To run the fan or AC unit interactively, use any X10 or X10-compatible remote or tabletop controller to send an On command to the house and unit code used by the fan or AC unit; this turns on the fan or AC unit. To turn it off, send an Off command to the module’s house and unit code.
To run the fan or AC unit at particular times, you can use a Mini Timer (refer to Chapter 6 for details); remember to use a unit code of 1-8. You can also use an X10 PLC-computer interface (discussed in Chapter 11) and create a timed event using any available house and unit code.

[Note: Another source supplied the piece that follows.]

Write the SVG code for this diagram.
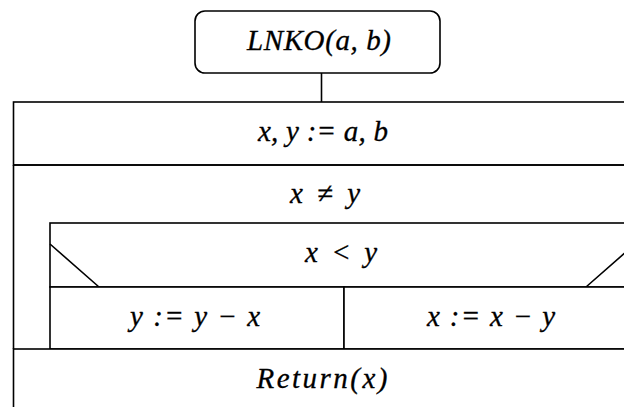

To run the fan or AC unit under thermostat control, install a TempLinc temperature monitor in an area you want to cool. Configure the TempLinc to operate in the Cooling mode, and set the TempLinc for the desired setpoint. Set the house/unit code on the TempLinc to the same house/unit code used by the X10 appliance module or outlet connected to the fan or AC unit. When the temperature moves above the setpoint, TempLinc sends an On command, activating the fan or AC unit. When the temperature falls below the setpoint, TempLinc sends an Off command, turning off the fan or AC unit. For details, refer to the “Configuring TempLinc” section earlier in this chapter.

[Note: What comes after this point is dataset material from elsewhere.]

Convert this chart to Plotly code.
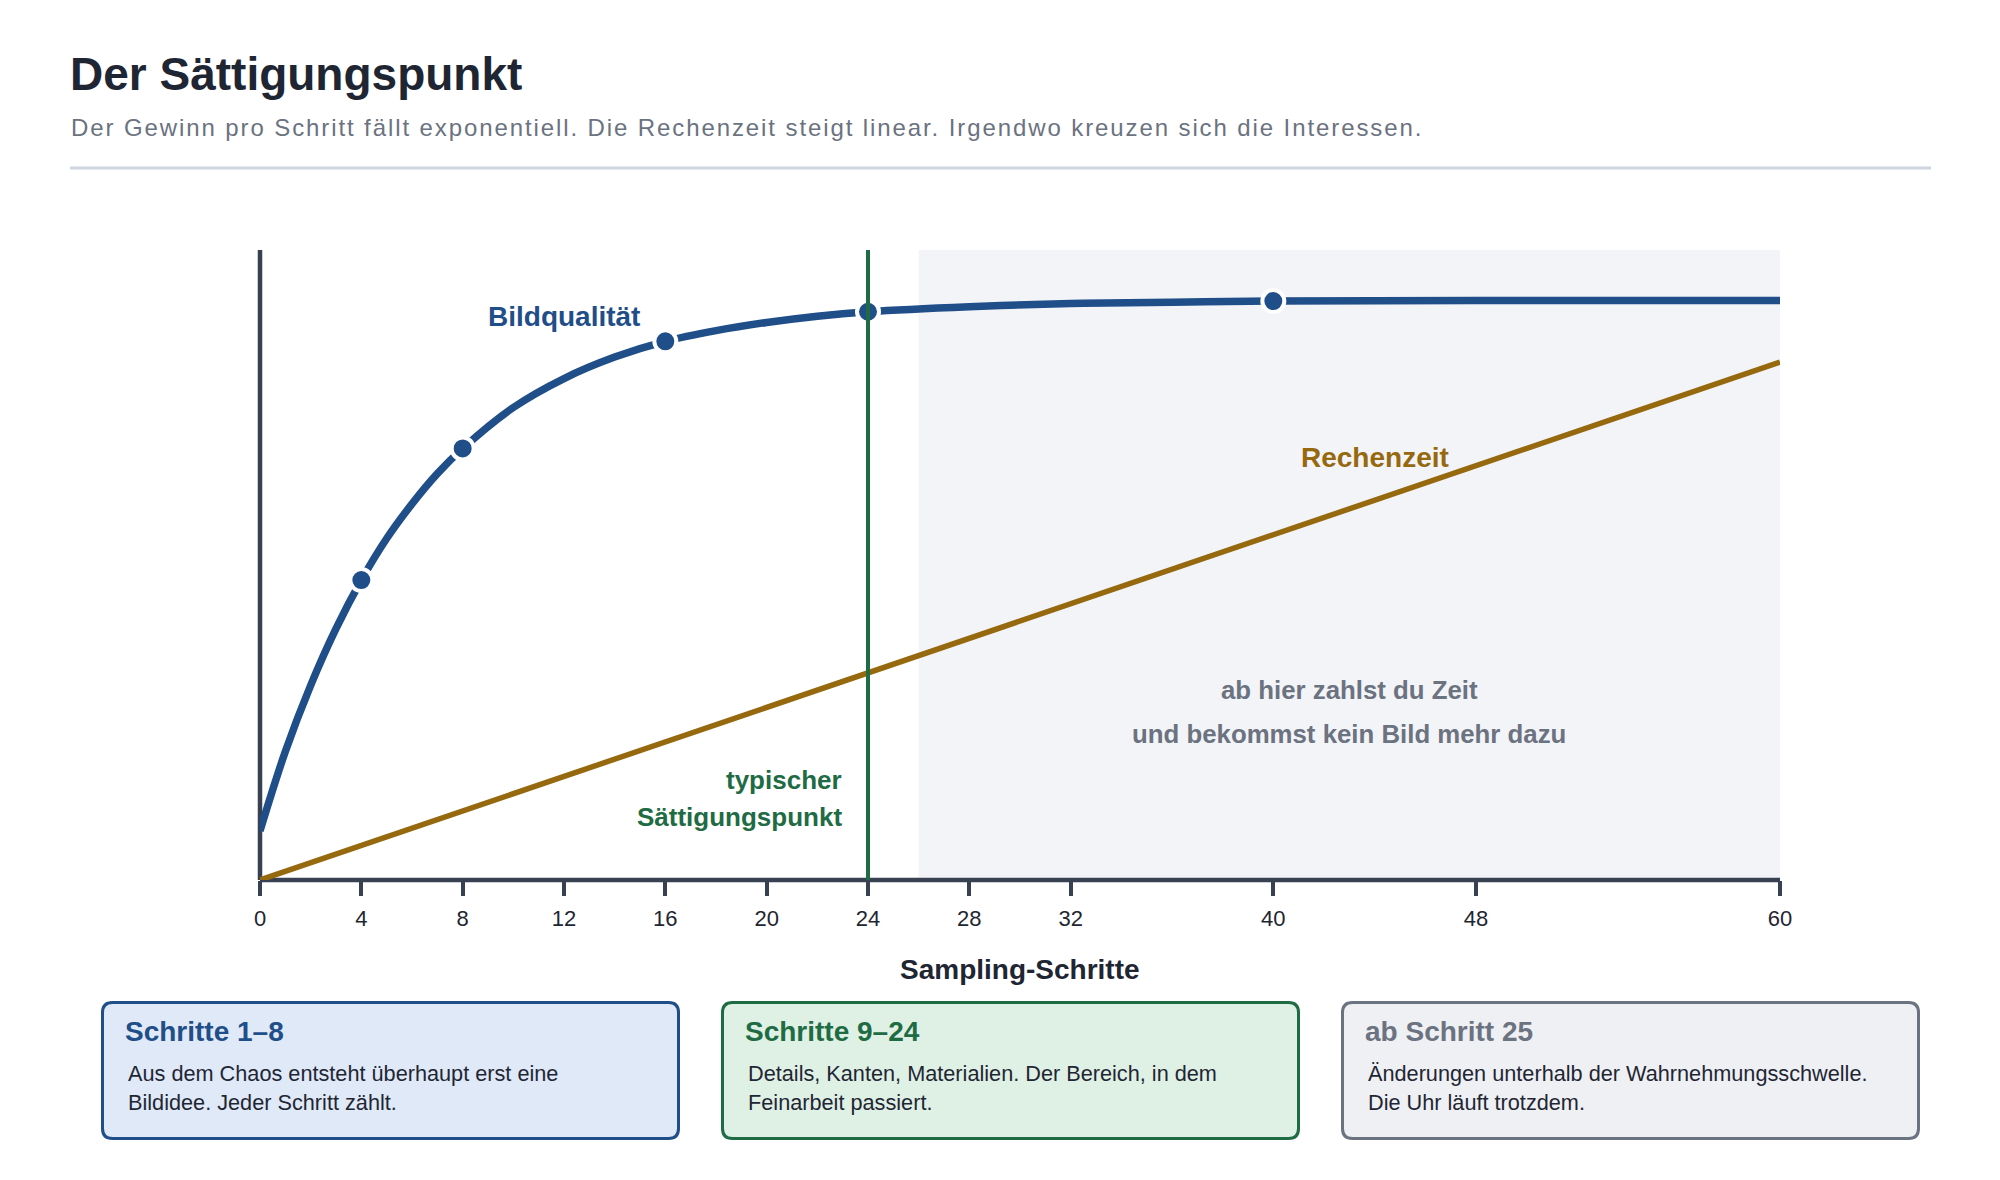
import plotly.graph_objects as go

# ---------------- data ----------------
steps = [0, 1, 2, 3, 4, 5, 6, 7, 8, 10, 12, 14, 16, 18, 20, 22, 24, 28, 32, 36, 40, 48, 60]
quality = [7.8, 20.4, 30.9, 39.9, 47.6, 54.2, 59.7, 64.5, 68.5, 75.0, 79.6, 83.0, 85.5,
           87.2, 88.5, 89.5, 90.2, 91.0, 91.5, 91.7, 91.9, 92.0, 92.0]
time_steps = [0, 12, 24, 36, 48, 60]
compute_time = [0, 16.4, 32.9, 49.3, 65.8, 82.2]
marker_steps = [4, 8, 16, 24, 40]
marker_quality = [47.6, 68.5, 85.5, 90.2, 91.9]
saturation_step = 24
shade_start, shade_end = 26, 60
tick_values = [0, 4, 8, 12, 16, 20, 24, 28, 32, 40, 48, 60]
tick_labels = [str(v) for v in tick_values]

title = "Der Sättigungspunkt"
subtitle = ("Der Gewinn pro Schritt fällt exponentiell. Die Rechenzeit steigt linear. "
            "Irgendwo kreuzen sich die Interessen.")
cards = [
    ("Schritte 1–8", ["Aus dem Chaos entsteht überhaupt erst eine", "Bildidee. Jeder Schritt zählt."]),
    ("Schritte 9–24", ["Details, Kanten, Materialien. Der Bereich, in dem", "Feinarbeit passiert."]),
    ("ab Schritt 25", ["Änderungen unterhalb der Wahrnehmungsschwelle.", "Die Uhr läuft trotzdem."]),
]

# ---------------- style ----------------
FONT = "Liberation Sans, Arial, sans-serif"
BLUE = "#1f4e89"
BROWN = "#96690f"
GREEN = "#1e6b44"
GRAY = "#6b7280"
DARK = "#1f2633"
AXIS = "#374151"
SHADE = "#f3f4f8"
card_styles = [
    (BLUE, "#dfe9f7"),
    (GREEN, "#dff0e5"),
    (GRAY, "#eef0f3"),
]

W, H = 2000, 1180
PL, PR, PT, PB = 260, 1780, 250, 880  # plot area in pixels
X_RANGE = [0, 60]
Y_RANGE = [0, 100]


def X(px):
    return (px - PL) / (PR - PL)


def Y(py):
    return (PB - py) / (PB - PT)


def xd(v):  # data x -> paper x
    return (v - X_RANGE[0]) / (X_RANGE[1] - X_RANGE[0])


fig = go.Figure()

fig.add_trace(go.Scatter(x=time_steps, y=compute_time, mode="lines",
                         line=dict(color=BROWN, width=5.5), hoverinfo="skip", showlegend=False))
fig.add_trace(go.Scatter(x=steps, y=quality, mode="lines",
                         line=dict(color=BLUE, width=7.5, shape="spline"),
                         hoverinfo="skip", showlegend=False))
fig.add_trace(go.Scatter(x=marker_steps, y=marker_quality, mode="markers",
                         marker=dict(color=BLUE, size=22, line=dict(color="white", width=4)),
                         hoverinfo="skip", showlegend=False))
fig.add_trace(go.Scatter(x=[saturation_step, saturation_step], y=Y_RANGE, mode="lines",
                         line=dict(color=GREEN, width=4), hoverinfo="skip", showlegend=False))

shapes = [
    dict(type="rect", xref="paper", yref="paper", x0=xd(shade_start), x1=xd(shade_end),
         y0=0, y1=1, fillcolor=SHADE, line=dict(width=0), layer="below"),
    # axis lines, centred on the plot edges (paper refs so they are not clipped)
    dict(type="line", xref="paper", yref="paper", x0=0, x1=0, y0=0, y1=1,
         line=dict(color=AXIS, width=4.5), layer="below"),
    dict(type="line", xref="paper", yref="paper", x0=0, x1=1, y0=0, y1=0,
         line=dict(color=AXIS, width=4.5), layer="below"),
    dict(type="line", xref="paper", yref="paper", x0=X(70), x1=X(1931), y0=Y(168), y1=Y(168),
         line=dict(color="#cfd5dd", width=3)),
]

annotations = [
    dict(text=f"<b>{title}</b>", x=X(68), y=Y(73.5), xref="paper", yref="paper",
         xanchor="left", yanchor="middle", showarrow=False,
         font=dict(family=FONT, size=46, color=DARK)),
    dict(text=f'<span style="letter-spacing:1.9px">{subtitle}</span>', x=X(69), y=Y(127.5),
         xref="paper", yref="paper",
         xanchor="left", yanchor="middle", showarrow=False,
         font=dict(family=FONT, size=24, color=GRAY)),
    dict(text="<b>Sampling-Schritte</b>", x=30, y=Y(969), xref="x", yref="paper",
         xanchor="center", yanchor="middle", showarrow=False,
         font=dict(family=FONT, size=28, color=DARK)),
    dict(text="<b>Bildqualität</b>", x=12, y=89.4, xref="x", yref="y",
         xanchor="center", yanchor="middle", showarrow=False,
         font=dict(family=FONT, size=28, color=BLUE)),
    dict(text="<b>Rechenzeit</b>", x=44, y=67.0, xref="x", yref="y",
         xanchor="center", yanchor="middle", showarrow=False,
         font=dict(family=FONT, size=28, color=BROWN)),
    dict(text="<b>typischer</b>", x=23.05, y=Y(780), xref="x", yref="paper",
         xanchor="right", yanchor="middle", showarrow=False,
         font=dict(family=FONT, size=26, color=GREEN)),
    dict(text="<b>Sättigungspunkt</b>", x=23.05, y=Y(817), xref="x", yref="paper",
         xanchor="right", yanchor="middle", showarrow=False,
         font=dict(family=FONT, size=26, color=GREEN)),
    dict(text="<b>ab hier zahlst du Zeit</b>", x=43, y=Y(690), xref="x", yref="paper",
         xanchor="center", yanchor="middle", showarrow=False,
         font=dict(family=FONT, size=25.8, color=GRAY)),
    dict(text="<b>und bekommst kein Bild mehr dazu</b>", x=43, y=Y(734), xref="x", yref="paper",
         xanchor="center", yanchor="middle", showarrow=False,
         font=dict(family=FONT, size=25.8, color=GRAY)),
]


def rounded_rect(l, t, r, b, rad):
    return (f"M {X(l+rad)},{Y(t)} L {X(r-rad)},{Y(t)} Q {X(r)},{Y(t)} {X(r)},{Y(t+rad)} "
            f"L {X(r)},{Y(b-rad)} Q {X(r)},{Y(b)} {X(r-rad)},{Y(b)} "
            f"L {X(l+rad)},{Y(b)} Q {X(l)},{Y(b)} {X(l)},{Y(b-rad)} "
            f"L {X(l)},{Y(t+rad)} Q {X(l)},{Y(t)} {X(l+rad)},{Y(t)} Z")


card_left = [102.5, 722.5, 1342.5]
card_w = 576
card_top, card_bot = 1002.5, 1138.5
for (head, lines), (edge, fill), left in zip(cards, card_styles, card_left):
    shapes.append(dict(type="path", xref="paper", yref="paper",
                       path=rounded_rect(left, card_top, left + card_w, card_bot, 10),
                       fillcolor=fill, line=dict(color=edge, width=3), layer="above"))
    annotations.append(dict(text=f"<b>{head}</b>", x=X(left + 20.5), y=Y(1031),
                            xref="paper", yref="paper", xanchor="left", yanchor="middle",
                            showarrow=False, font=dict(family=FONT, size=28, color=edge)))
    for i, ln in enumerate(lines):
        annotations.append(dict(text=ln, x=X(left + 23), y=Y(1073 + 29.5 * i),
                                xref="paper", yref="paper", xanchor="left", yanchor="middle",
                                showarrow=False, font=dict(family=FONT, size=21.7, color=DARK)))

fig.update_layout(
    width=W, height=H, autosize=False,
    margin=dict(l=PL, r=W - PR, t=PT, b=H - PB, pad=0),
    paper_bgcolor="white", plot_bgcolor="rgba(0,0,0,0)",
    font=dict(family=FONT, color=DARK),
    showlegend=False,
    shapes=shapes,
    annotations=annotations,
    xaxis=dict(range=X_RANGE, tickvals=tick_values, ticktext=tick_labels,
               ticks="outside", ticklen=15, tickwidth=3.5, tickcolor=AXIS,
               ticklabelstandoff=4,
               showline=False, showgrid=False, zeroline=False,
               tickfont=dict(family=FONT, size=22, color=DARK), fixedrange=True),
    yaxis=dict(range=Y_RANGE, showticklabels=False, ticks="", showline=False,
               showgrid=False, zeroline=False, fixedrange=True),
)

fig.write_html("out.html", config={"displayModeBar": False})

Problems with using X10 commands and devices to control your HVAC system or individual heating/cooling devices fall into these categories:
Incorrect house/unit code combinations
Incorrect mode selection
Incorrect decode table selection
To solve problems with house/unit code combinations, try the following:
Whenever possible, choose a house code that is not in use by other X10 devices or scenes for a TempLinc, TXB16, or other HVAC temperature monitoring or thermostat device. As you learned in earlier parts of this chapter, most of these devices use all the unit codes in a given house code for setting temperature, operating mode, or reporting temperature.

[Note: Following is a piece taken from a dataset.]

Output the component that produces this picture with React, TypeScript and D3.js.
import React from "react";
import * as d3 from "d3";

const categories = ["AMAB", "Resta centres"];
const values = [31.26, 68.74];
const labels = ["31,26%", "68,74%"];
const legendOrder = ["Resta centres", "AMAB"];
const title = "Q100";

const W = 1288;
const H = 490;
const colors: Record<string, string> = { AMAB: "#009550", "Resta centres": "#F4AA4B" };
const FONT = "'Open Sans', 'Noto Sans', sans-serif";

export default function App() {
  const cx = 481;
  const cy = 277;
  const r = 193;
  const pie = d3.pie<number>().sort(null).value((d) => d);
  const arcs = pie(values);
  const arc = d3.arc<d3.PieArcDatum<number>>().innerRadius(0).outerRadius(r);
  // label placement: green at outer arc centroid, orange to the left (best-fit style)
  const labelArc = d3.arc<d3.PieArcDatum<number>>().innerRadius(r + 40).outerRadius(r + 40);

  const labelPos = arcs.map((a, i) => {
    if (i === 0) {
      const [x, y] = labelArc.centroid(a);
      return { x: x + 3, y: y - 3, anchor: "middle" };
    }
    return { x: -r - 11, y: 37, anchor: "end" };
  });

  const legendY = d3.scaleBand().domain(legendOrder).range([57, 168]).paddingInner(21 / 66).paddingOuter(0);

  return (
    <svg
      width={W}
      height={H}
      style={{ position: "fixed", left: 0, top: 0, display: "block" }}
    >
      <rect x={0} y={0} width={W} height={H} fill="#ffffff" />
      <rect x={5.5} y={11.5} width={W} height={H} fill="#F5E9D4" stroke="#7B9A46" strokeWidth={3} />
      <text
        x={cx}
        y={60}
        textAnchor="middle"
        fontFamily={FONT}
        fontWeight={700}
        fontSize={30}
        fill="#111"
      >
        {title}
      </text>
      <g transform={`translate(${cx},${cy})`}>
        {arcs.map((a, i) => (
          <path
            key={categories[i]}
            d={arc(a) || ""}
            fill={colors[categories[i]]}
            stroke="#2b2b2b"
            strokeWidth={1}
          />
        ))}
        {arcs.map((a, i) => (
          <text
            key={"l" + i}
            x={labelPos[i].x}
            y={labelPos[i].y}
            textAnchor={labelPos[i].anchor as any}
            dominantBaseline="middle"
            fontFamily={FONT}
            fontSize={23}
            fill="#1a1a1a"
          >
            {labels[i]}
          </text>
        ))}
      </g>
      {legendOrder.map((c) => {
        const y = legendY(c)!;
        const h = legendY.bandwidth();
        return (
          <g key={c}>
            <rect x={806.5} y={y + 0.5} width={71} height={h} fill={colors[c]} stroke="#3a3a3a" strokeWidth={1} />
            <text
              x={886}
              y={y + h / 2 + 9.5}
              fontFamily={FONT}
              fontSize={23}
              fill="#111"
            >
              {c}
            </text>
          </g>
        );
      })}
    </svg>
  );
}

If you need to reset a unit’s house/unit code, follow the directions provided with the unit.
Use a Maxi Controller or an X10 PLC-computer interface that can send house/unit codes as well as commands to program TempLinc, TXB16, or similar devices. You cannot use a mini-controller or Mini Timer because they don’t use unit codes above 8, and you can’t use a remote control that uses a separate On/Off button for each unit code.
To solve problems with mode selection, try these options:
Reconfigure the device to use the correct mode. This might involve resending the house/unit code as well.
Use the test procedures supplied with the device to check operation.
To solve problems with decode table selection (TXB16 and similar HVAC control devices):
Make sure to send the command that selects the correct decode table before you send a command. Don’t assume that the unit is already configured for the decode table you want to use.
If you are unable to change decode tables, check the configuration of the control device (a device that uses the wires that ran to the thermostat in the original installation). For example, the TXB16 can be forced to use decode table B with SW1-4.
Send the commands with a different type of device than you normally use. For example, if you normally use a Maxi Controller, use an X10 PLC-computer interface.
Recheck the house code setting. If the house code on the Maxi Controller is not the same as the house code used by your HVAC control device, your commands will be ignored or will be picked up by another device set to that house code.